The competition consists of four timed events, with the overall winner crowned Best Valet. These are capped-off by awards for Best Team, Best Attitude, and Best Dressed.

The first event, the Key Box Challenge, is a form of competitive OCD: Valets must sprint to a locked key box, match a dozen or so keys with their corresponding vehicle tags, hang them correctly on a metal door, then sprint back to the finish line. It seemed simple, but it was chaos. For some valets, the locker wouldn’t open; for others, it wouldn’t close; one athlete forgot the final key altogether and had to run back to retrieve it.

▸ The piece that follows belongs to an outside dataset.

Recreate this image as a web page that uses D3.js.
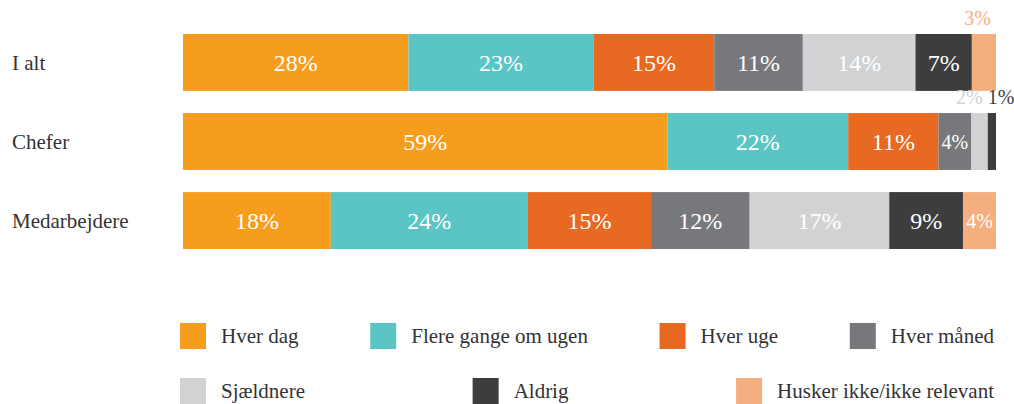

Then came the Luggage Load. Beneath a soaring outdoor veranda with spectacular views, a brown Hyundai Elantra stood waiting. Its roof seemed to ripple in the heat. A few of the athletes looked apprehensive: The car had “an unusual trunk configuration,” I heard one say. The luggage cart, another noticed, had a broken wheel. And was that a slope leading down to the car? That could send the cart speeding downhill, its bags spilling out onto the concrete. For his part, Dumont was elated. This was perfect, he told me. It was exactly the right amount of difficulty. One athlete, Twain Frazier, a 23-year-old Ohio State grad from Towne Park, seemed to be in a state of deep concentration, silently communing with the luggage. Another packed the trunk so badly, it wouldn’t close, triggering a 10-second penalty. Others excelled, including valets from APC.

Next up was Precision Parking, the photogenic centerpiece of the games. Valets must sprint to a car—in this case, a black Toyota Camry—leap inside, and roar out of the parking spot. There is no speed limit. Athletes then weave through 10 orange cones, park the car, put it in reverse, and do the whole thing all over again, backwards. Before the event began, there was a small controversy: Most valets had practiced on six cones, they said, not 10. Some walked the course in open disbelief, as if faced with driving the Nürburgring. Indeed, Precision Parking was the games’ real litmus test. APC’s Philip Ozuzu, 19, took his turns too aggressively and had to do many of them over again, costing precious seconds. When LAZ’s Matiyow was up, he careened backwards through the cones, his windshield wipers mysteriously waving in the heat.

Finally came the Valet Relay, an exercise in contradiction and restraint: slow speed in the fastest time possible. Each valet must race a car across the parking lot without exceeding 10 miles per hour. A judge holding a speed gun clocks the pace. After reaching a parking spot, the athletes run back to the start on foot and re-rack their keys. APC had something of an advantage here thanks to their wind-sprint training. Ozuzu was a blur, looking more like a track star than a valet.